Amid hopes of returning to the heady days of 9% growth, the government’s macro-economic managers will have to walk the wedge while handling a surge of foreign capital inflows into the capital-scarce country.

Abundant global liquidity, particularly since the launch of the second round of quantitative easing (QE2) in the US, has created notable policy challenges in emerging economies associated with dollar depreciation, portfolio reallocation and an increase in global inflation expectations.

Many emerging countries are beginning to impose tighter capital controls to prevent domestic asset price bubbles and sharp appreciation of their currencies.

In October Brazil tripled its financial transaction tax on foreign portfolio inflows into fixed income securities to 6%.

Thailand is ceasing a 15% foreigners’ tax exemption on income from domestic bonds, while Taiwan has restored curbs on foreign investment in debt instruments. Other countries too are mulling similar options.

India has so far avoided imposing any such controls on the grounds that the effect of such controls is but temporay, while they hamper growth and productivity and cannot even fully prevent the fund inflows.

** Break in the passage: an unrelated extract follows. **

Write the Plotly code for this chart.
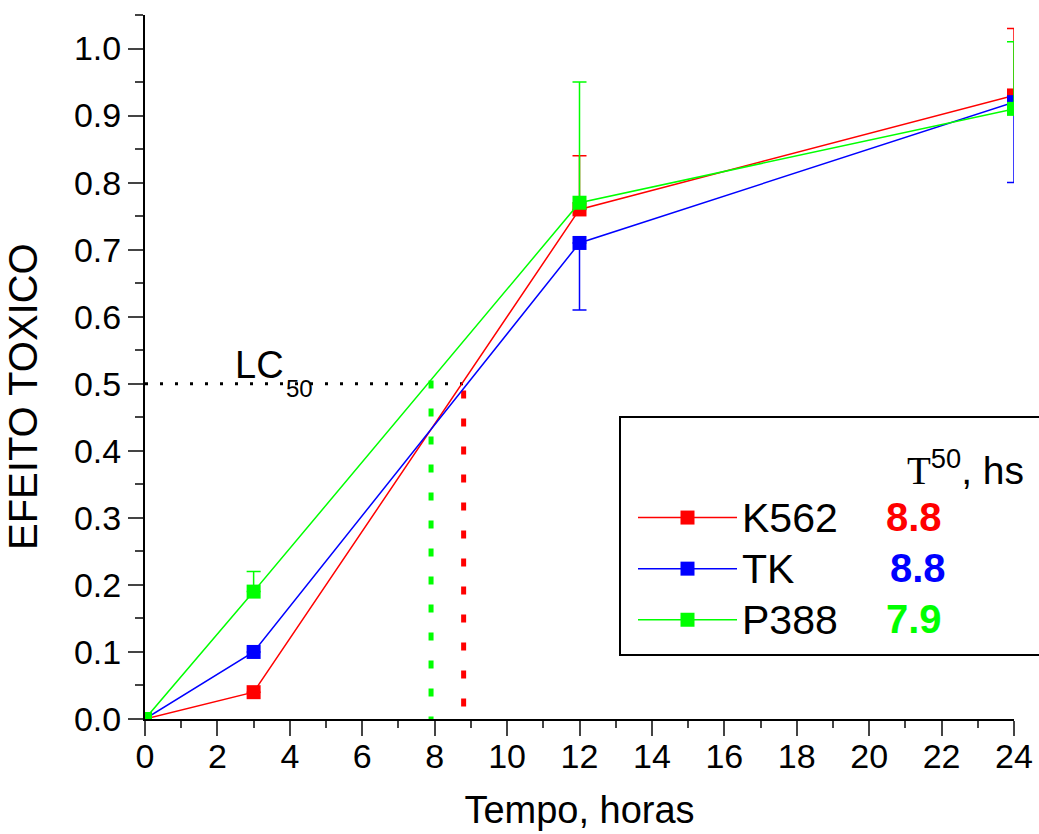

“Developing deeper domestic capital markets to facilitate flows into longer-term and risk bearing assets is another important aspect. Recent IPOs suggest that the appetite for risk-bearing longer-term investments may be significant,” the finance ministry’s mid-year analysis on the economy said.

“Abundant global liquidity poses significant challenges to EM policymakers, not only in the form of appreciation pressures, but also of commodity price increases,” Barclays Capital said in a recent report.

“A reversal in capital flows and lack of an investment revival are downside risks to the Indian economy,” said Sonal Varma of Nomura.